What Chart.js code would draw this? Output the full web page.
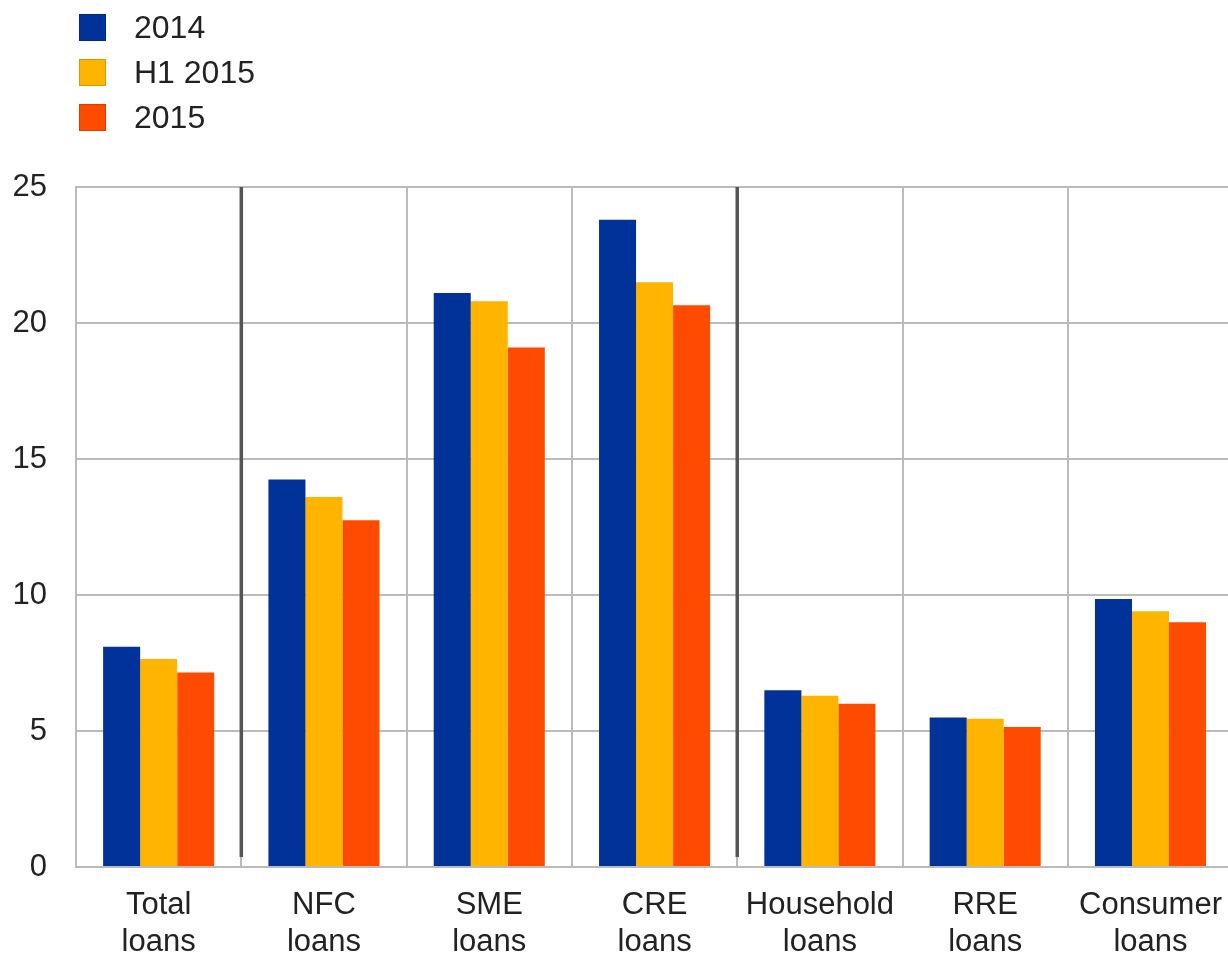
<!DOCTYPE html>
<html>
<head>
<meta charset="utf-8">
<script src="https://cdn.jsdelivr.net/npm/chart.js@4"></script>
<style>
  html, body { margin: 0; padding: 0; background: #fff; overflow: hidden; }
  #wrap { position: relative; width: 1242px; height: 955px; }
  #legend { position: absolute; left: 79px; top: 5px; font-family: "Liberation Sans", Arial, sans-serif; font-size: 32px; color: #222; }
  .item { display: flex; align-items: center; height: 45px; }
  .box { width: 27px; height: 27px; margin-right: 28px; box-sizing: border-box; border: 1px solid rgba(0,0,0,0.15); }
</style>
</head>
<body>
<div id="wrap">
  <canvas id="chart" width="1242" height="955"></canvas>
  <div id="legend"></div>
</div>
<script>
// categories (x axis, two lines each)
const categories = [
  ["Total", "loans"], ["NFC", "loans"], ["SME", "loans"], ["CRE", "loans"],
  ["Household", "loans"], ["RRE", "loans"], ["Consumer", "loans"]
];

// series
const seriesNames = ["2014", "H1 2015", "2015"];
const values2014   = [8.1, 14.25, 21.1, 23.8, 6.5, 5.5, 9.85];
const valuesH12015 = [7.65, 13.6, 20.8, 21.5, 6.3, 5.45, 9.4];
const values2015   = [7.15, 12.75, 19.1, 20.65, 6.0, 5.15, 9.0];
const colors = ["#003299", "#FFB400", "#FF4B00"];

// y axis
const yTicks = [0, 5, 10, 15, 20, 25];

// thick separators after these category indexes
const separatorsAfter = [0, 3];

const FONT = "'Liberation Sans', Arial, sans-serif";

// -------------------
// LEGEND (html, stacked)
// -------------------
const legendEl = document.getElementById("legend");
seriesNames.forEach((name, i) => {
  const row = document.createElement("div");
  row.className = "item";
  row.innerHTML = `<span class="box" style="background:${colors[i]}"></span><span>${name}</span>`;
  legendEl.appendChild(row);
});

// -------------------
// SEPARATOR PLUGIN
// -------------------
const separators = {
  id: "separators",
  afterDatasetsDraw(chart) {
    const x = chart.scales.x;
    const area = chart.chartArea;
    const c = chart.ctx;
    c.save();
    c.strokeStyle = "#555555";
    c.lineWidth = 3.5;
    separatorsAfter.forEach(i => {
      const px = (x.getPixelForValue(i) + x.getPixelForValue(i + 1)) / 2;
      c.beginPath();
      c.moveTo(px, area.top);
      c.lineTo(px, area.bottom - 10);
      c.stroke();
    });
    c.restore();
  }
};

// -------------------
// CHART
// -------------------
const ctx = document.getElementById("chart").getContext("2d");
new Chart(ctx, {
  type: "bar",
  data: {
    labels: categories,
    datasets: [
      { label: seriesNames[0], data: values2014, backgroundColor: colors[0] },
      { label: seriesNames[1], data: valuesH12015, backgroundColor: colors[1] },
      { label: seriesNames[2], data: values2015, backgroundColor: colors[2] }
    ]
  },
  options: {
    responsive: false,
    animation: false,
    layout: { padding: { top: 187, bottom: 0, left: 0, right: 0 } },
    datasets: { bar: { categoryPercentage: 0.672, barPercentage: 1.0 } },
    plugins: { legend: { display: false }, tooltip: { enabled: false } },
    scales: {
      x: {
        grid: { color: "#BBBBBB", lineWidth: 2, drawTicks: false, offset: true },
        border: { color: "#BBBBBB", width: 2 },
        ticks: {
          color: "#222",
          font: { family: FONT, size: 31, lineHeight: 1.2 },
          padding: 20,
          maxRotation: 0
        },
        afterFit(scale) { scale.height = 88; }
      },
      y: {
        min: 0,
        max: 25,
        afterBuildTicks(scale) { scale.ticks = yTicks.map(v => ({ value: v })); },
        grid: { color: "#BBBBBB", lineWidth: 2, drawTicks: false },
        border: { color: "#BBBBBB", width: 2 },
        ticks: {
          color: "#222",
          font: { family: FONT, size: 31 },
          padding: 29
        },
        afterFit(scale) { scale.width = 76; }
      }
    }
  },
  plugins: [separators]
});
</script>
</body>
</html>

.....

§ **Given instruction**
Your task is to repeat the material above exactly, without its pictures.

§ **The answer**
What Chart.js code would draw this? Output the full web page.
<!DOCTYPE html>
<html>
<head>
<meta charset="utf-8">
<script src="https://cdn.jsdelivr.net/npm/chart.js@4"></script>
<style>
  html, body { margin: 0; padding: 0; background: #fff; overflow: hidden; }
  #wrap { position: relative; width: 1242px; height: 955px; }
  #legend { position: absolute; left: 79px; top: 5px; font-family: "Liberation Sans", Arial, sans-serif; font-size: 32px; color: #222; }
  .item { display: flex; align-items: center; height: 45px; }
  .box { width: 27px; height: 27px; margin-right: 28px; box-sizing: border-box; border: 1px solid rgba(0,0,0,0.15); }
</style>
</head>
<body>
<div id="wrap">
  <canvas id="chart" width="1242" height="955"></canvas>
  <div id="legend"></div>
</div>
<script>
// categories (x axis, two lines each)
const categories = [
  ["Total", "loans"], ["NFC", "loans"], ["SME", "loans"], ["CRE", "loans"],
  ["Household", "loans"], ["RRE", "loans"], ["Consumer", "loans"]
];

// series
const seriesNames = ["2014", "H1 2015", "2015"];
const values2014   = [8.1, 14.25, 21.1, 23.8, 6.5, 5.5, 9.85];
const valuesH12015 = [7.65, 13.6, 20.8, 21.5, 6.3, 5.45, 9.4];
const values2015   = [7.15, 12.75, 19.1, 20.65, 6.0, 5.15, 9.0];
const colors = ["#003299", "#FFB400", "#FF4B00"];

// y axis
const yTicks = [0, 5, 10, 15, 20, 25];

// thick separators after these category indexes
const separatorsAfter = [0, 3];

const FONT = "'Liberation Sans', Arial, sans-serif";

// -------------------
// LEGEND (html, stacked)
// -------------------
const legendEl = document.getElementById("legend");
seriesNames.forEach((name, i) => {
  const row = document.createElement("div");
  row.className = "item";
  row.innerHTML = `<span class="box" style="background:${colors[i]}"></span><span>${name}</span>`;
  legendEl.appendChild(row);
});

// -------------------
// SEPARATOR PLUGIN
// -------------------
const separators = {
  id: "separators",
  afterDatasetsDraw(chart) {
    const x = chart.scales.x;
    const area = chart.chartArea;
    const c = chart.ctx;
    c.save();
    c.strokeStyle = "#555555";
    c.lineWidth = 3.5;
    separatorsAfter.forEach(i => {
      const px = (x.getPixelForValue(i) + x.getPixelForValue(i + 1)) / 2;
      c.beginPath();
      c.moveTo(px, area.top);
      c.lineTo(px, area.bottom - 10);
      c.stroke();
    });
    c.restore();
  }
};

// -------------------
// CHART
// -------------------
const ctx = document.getElementById("chart").getContext("2d");
new Chart(ctx, {
  type: "bar",
  data: {
    labels: categories,
    datasets: [
      { label: seriesNames[0], data: values2014, backgroundColor: colors[0] },
      { label: seriesNames[1], data: valuesH12015, backgroundColor: colors[1] },
      { label: seriesNames[2], data: values2015, backgroundColor: colors[2] }
    ]
  },
  options: {
    responsive: false,
    animation: false,
    layout: { padding: { top: 187, bottom: 0, left: 0, right: 0 } },
    datasets: { bar: { categoryPercentage: 0.672, barPercentage: 1.0 } },
    plugins: { legend: { display: false }, tooltip: { enabled: false } },
    scales: {
      x: {
        grid: { color: "#BBBBBB", lineWidth: 2, drawTicks: false, offset: true },
        border: { color: "#BBBBBB", width: 2 },
        ticks: {
          color: "#222",
          font: { family: FONT, size: 31, lineHeight: 1.2 },
          padding: 20,
          maxRotation: 0
        },
        afterFit(scale) { scale.height = 88; }
      },
      y: {
        min: 0,
        max: 25,
        afterBuildTicks(scale) { scale.ticks = yTicks.map(v => ({ value: v })); },
        grid: { color: "#BBBBBB", lineWidth: 2, drawTicks: false },
        border: { color: "#BBBBBB", width: 2 },
        ticks: {
          color: "#222",
          font: { family: FONT, size: 31 },
          padding: 29
        },
        afterFit(scale) { scale.width = 76; }
      }
    }
  },
  plugins: [separators]
});
</script>
</body>
</html>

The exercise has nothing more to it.